*TO BE DONE:* Please retype the data in full and exactly; the pictures are not part of the copy.

══════

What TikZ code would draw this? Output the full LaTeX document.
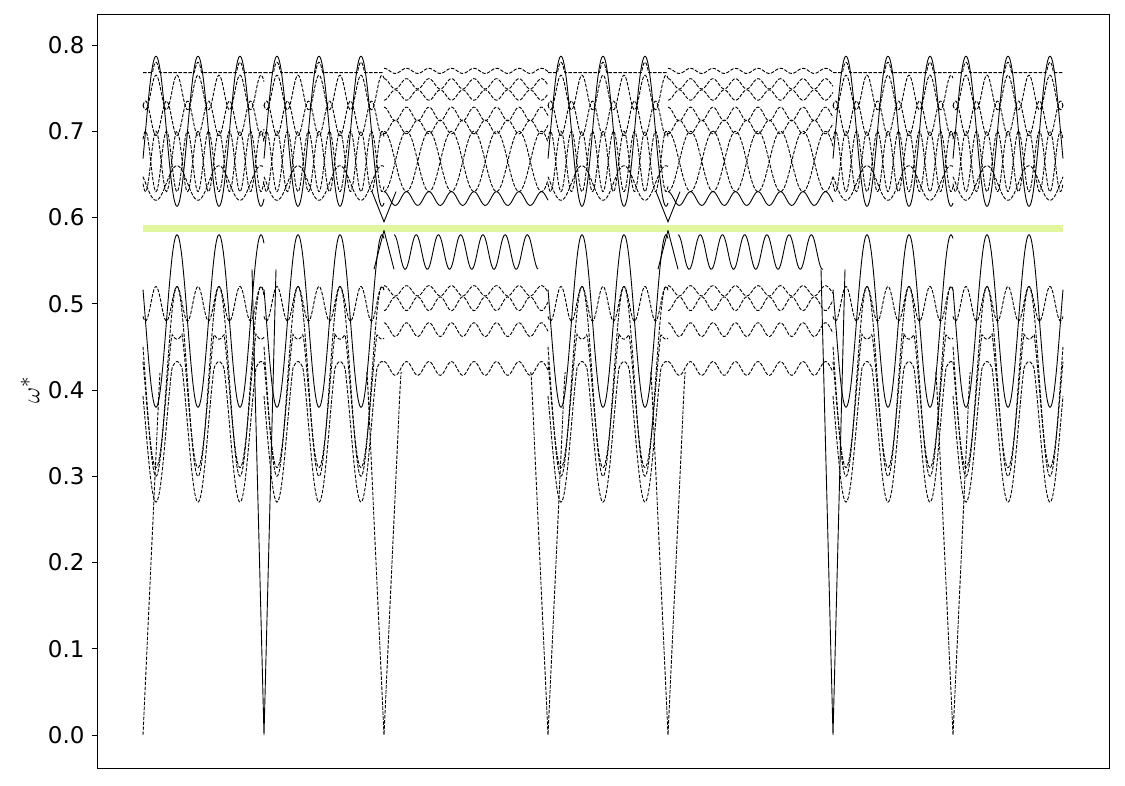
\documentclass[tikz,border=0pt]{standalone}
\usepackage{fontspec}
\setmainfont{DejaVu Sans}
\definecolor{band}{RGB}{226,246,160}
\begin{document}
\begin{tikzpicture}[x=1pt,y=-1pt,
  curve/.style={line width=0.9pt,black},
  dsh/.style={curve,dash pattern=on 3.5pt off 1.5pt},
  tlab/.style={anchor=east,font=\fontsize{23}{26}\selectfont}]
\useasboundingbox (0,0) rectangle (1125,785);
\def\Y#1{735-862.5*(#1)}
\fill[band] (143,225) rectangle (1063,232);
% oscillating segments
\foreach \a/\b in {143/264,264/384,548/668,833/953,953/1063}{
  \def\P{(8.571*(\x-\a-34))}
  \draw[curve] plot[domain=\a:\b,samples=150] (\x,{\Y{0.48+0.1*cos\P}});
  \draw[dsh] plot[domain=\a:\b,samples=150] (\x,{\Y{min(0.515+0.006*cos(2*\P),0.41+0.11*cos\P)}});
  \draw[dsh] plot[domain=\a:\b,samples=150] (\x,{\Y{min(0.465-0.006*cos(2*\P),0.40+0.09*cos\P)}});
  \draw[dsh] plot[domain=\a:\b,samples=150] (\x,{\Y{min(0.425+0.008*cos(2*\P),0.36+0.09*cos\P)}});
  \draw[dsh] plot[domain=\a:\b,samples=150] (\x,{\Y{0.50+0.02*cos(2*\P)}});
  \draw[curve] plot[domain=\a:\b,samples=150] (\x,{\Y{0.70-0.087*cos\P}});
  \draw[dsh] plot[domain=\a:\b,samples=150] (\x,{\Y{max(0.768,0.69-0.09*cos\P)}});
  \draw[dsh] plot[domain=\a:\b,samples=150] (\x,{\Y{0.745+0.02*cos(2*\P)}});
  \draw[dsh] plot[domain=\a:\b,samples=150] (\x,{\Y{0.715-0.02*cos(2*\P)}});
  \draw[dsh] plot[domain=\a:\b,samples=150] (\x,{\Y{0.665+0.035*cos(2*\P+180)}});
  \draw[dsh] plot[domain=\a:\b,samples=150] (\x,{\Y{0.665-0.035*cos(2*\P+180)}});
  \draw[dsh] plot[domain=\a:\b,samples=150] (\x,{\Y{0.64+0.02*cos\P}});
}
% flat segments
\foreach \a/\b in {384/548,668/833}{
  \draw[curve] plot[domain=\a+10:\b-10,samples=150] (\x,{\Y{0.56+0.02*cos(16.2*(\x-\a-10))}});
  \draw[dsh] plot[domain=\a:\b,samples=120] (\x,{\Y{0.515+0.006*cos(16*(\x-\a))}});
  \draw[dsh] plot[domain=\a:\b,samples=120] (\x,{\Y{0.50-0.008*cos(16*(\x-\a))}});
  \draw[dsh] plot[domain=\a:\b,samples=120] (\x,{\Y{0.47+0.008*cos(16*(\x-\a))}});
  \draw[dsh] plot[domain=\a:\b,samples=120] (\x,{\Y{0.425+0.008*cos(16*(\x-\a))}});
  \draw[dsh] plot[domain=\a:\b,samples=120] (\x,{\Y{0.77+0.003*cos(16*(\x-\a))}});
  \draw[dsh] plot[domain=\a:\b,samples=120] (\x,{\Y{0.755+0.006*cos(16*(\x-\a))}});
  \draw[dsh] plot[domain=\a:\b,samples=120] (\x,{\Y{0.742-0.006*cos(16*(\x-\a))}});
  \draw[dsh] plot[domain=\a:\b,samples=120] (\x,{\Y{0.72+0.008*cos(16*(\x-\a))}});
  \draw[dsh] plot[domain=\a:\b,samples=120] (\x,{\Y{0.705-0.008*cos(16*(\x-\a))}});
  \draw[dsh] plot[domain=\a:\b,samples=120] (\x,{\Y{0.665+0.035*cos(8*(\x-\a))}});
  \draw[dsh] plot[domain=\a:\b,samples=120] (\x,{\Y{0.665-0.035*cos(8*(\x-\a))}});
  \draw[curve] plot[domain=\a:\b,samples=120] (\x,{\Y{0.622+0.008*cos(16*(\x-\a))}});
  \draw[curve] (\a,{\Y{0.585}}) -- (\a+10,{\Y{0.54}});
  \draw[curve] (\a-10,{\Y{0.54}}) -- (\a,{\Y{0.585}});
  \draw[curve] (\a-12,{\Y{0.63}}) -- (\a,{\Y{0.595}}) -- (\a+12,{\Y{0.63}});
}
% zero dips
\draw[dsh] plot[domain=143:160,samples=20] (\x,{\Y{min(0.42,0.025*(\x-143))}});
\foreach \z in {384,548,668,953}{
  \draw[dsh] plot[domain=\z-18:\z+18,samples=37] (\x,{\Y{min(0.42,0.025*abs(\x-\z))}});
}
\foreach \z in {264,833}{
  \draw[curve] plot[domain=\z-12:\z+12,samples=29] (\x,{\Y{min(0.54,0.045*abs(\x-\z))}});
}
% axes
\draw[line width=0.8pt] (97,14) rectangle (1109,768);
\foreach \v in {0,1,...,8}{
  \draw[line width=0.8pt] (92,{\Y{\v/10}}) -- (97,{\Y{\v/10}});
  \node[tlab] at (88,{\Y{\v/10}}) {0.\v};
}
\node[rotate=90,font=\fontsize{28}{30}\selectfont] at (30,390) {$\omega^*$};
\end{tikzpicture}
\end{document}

══════

*THE ANSWER:*
What TikZ code would draw this? Output the full LaTeX document.
\documentclass[tikz,border=0pt]{standalone}
\usepackage{fontspec}
\setmainfont{DejaVu Sans}
\definecolor{band}{RGB}{226,246,160}
\begin{document}
\begin{tikzpicture}[x=1pt,y=-1pt,
  curve/.style={line width=0.9pt,black},
  dsh/.style={curve,dash pattern=on 3.5pt off 1.5pt},
  tlab/.style={anchor=east,font=\fontsize{23}{26}\selectfont}]
\useasboundingbox (0,0) rectangle (1125,785);
\def\Y#1{735-862.5*(#1)}
\fill[band] (143,225) rectangle (1063,232);
% oscillating segments
\foreach \a/\b in {143/264,264/384,548/668,833/953,953/1063}{
  \def\P{(8.571*(\x-\a-34))}
  \draw[curve] plot[domain=\a:\b,samples=150] (\x,{\Y{0.48+0.1*cos\P}});
  \draw[dsh] plot[domain=\a:\b,samples=150] (\x,{\Y{min(0.515+0.006*cos(2*\P),0.41+0.11*cos\P)}});
  \draw[dsh] plot[domain=\a:\b,samples=150] (\x,{\Y{min(0.465-0.006*cos(2*\P),0.40+0.09*cos\P)}});
  \draw[dsh] plot[domain=\a:\b,samples=150] (\x,{\Y{min(0.425+0.008*cos(2*\P),0.36+0.09*cos\P)}});
  \draw[dsh] plot[domain=\a:\b,samples=150] (\x,{\Y{0.50+0.02*cos(2*\P)}});
  \draw[curve] plot[domain=\a:\b,samples=150] (\x,{\Y{0.70-0.087*cos\P}});
  \draw[dsh] plot[domain=\a:\b,samples=150] (\x,{\Y{max(0.768,0.69-0.09*cos\P)}});
  \draw[dsh] plot[domain=\a:\b,samples=150] (\x,{\Y{0.745+0.02*cos(2*\P)}});
  \draw[dsh] plot[domain=\a:\b,samples=150] (\x,{\Y{0.715-0.02*cos(2*\P)}});
  \draw[dsh] plot[domain=\a:\b,samples=150] (\x,{\Y{0.665+0.035*cos(2*\P+180)}});
  \draw[dsh] plot[domain=\a:\b,samples=150] (\x,{\Y{0.665-0.035*cos(2*\P+180)}});
  \draw[dsh] plot[domain=\a:\b,samples=150] (\x,{\Y{0.64+0.02*cos\P}});
}
% flat segments
\foreach \a/\b in {384/548,668/833}{
  \draw[curve] plot[domain=\a+10:\b-10,samples=150] (\x,{\Y{0.56+0.02*cos(16.2*(\x-\a-10))}});
  \draw[dsh] plot[domain=\a:\b,samples=120] (\x,{\Y{0.515+0.006*cos(16*(\x-\a))}});
  \draw[dsh] plot[domain=\a:\b,samples=120] (\x,{\Y{0.50-0.008*cos(16*(\x-\a))}});
  \draw[dsh] plot[domain=\a:\b,samples=120] (\x,{\Y{0.47+0.008*cos(16*(\x-\a))}});
  \draw[dsh] plot[domain=\a:\b,samples=120] (\x,{\Y{0.425+0.008*cos(16*(\x-\a))}});
  \draw[dsh] plot[domain=\a:\b,samples=120] (\x,{\Y{0.77+0.003*cos(16*(\x-\a))}});
  \draw[dsh] plot[domain=\a:\b,samples=120] (\x,{\Y{0.755+0.006*cos(16*(\x-\a))}});
  \draw[dsh] plot[domain=\a:\b,samples=120] (\x,{\Y{0.742-0.006*cos(16*(\x-\a))}});
  \draw[dsh] plot[domain=\a:\b,samples=120] (\x,{\Y{0.72+0.008*cos(16*(\x-\a))}});
  \draw[dsh] plot[domain=\a:\b,samples=120] (\x,{\Y{0.705-0.008*cos(16*(\x-\a))}});
  \draw[dsh] plot[domain=\a:\b,samples=120] (\x,{\Y{0.665+0.035*cos(8*(\x-\a))}});
  \draw[dsh] plot[domain=\a:\b,samples=120] (\x,{\Y{0.665-0.035*cos(8*(\x-\a))}});
  \draw[curve] plot[domain=\a:\b,samples=120] (\x,{\Y{0.622+0.008*cos(16*(\x-\a))}});
  \draw[curve] (\a,{\Y{0.585}}) -- (\a+10,{\Y{0.54}});
  \draw[curve] (\a-10,{\Y{0.54}}) -- (\a,{\Y{0.585}});
  \draw[curve] (\a-12,{\Y{0.63}}) -- (\a,{\Y{0.595}}) -- (\a+12,{\Y{0.63}});
}
% zero dips
\draw[dsh] plot[domain=143:160,samples=20] (\x,{\Y{min(0.42,0.025*(\x-143))}});
\foreach \z in {384,548,668,953}{
  \draw[dsh] plot[domain=\z-18:\z+18,samples=37] (\x,{\Y{min(0.42,0.025*abs(\x-\z))}});
}
\foreach \z in {264,833}{
  \draw[curve] plot[domain=\z-12:\z+12,samples=29] (\x,{\Y{min(0.54,0.045*abs(\x-\z))}});
}
% axes
\draw[line width=0.8pt] (97,14) rectangle (1109,768);
\foreach \v in {0,1,...,8}{
  \draw[line width=0.8pt] (92,{\Y{\v/10}}) -- (97,{\Y{\v/10}});
  \node[tlab] at (88,{\Y{\v/10}}) {0.\v};
}
\node[rotate=90,font=\fontsize{28}{30}\selectfont] at (30,390) {$\omega^*$};
\end{tikzpicture}
\end{document}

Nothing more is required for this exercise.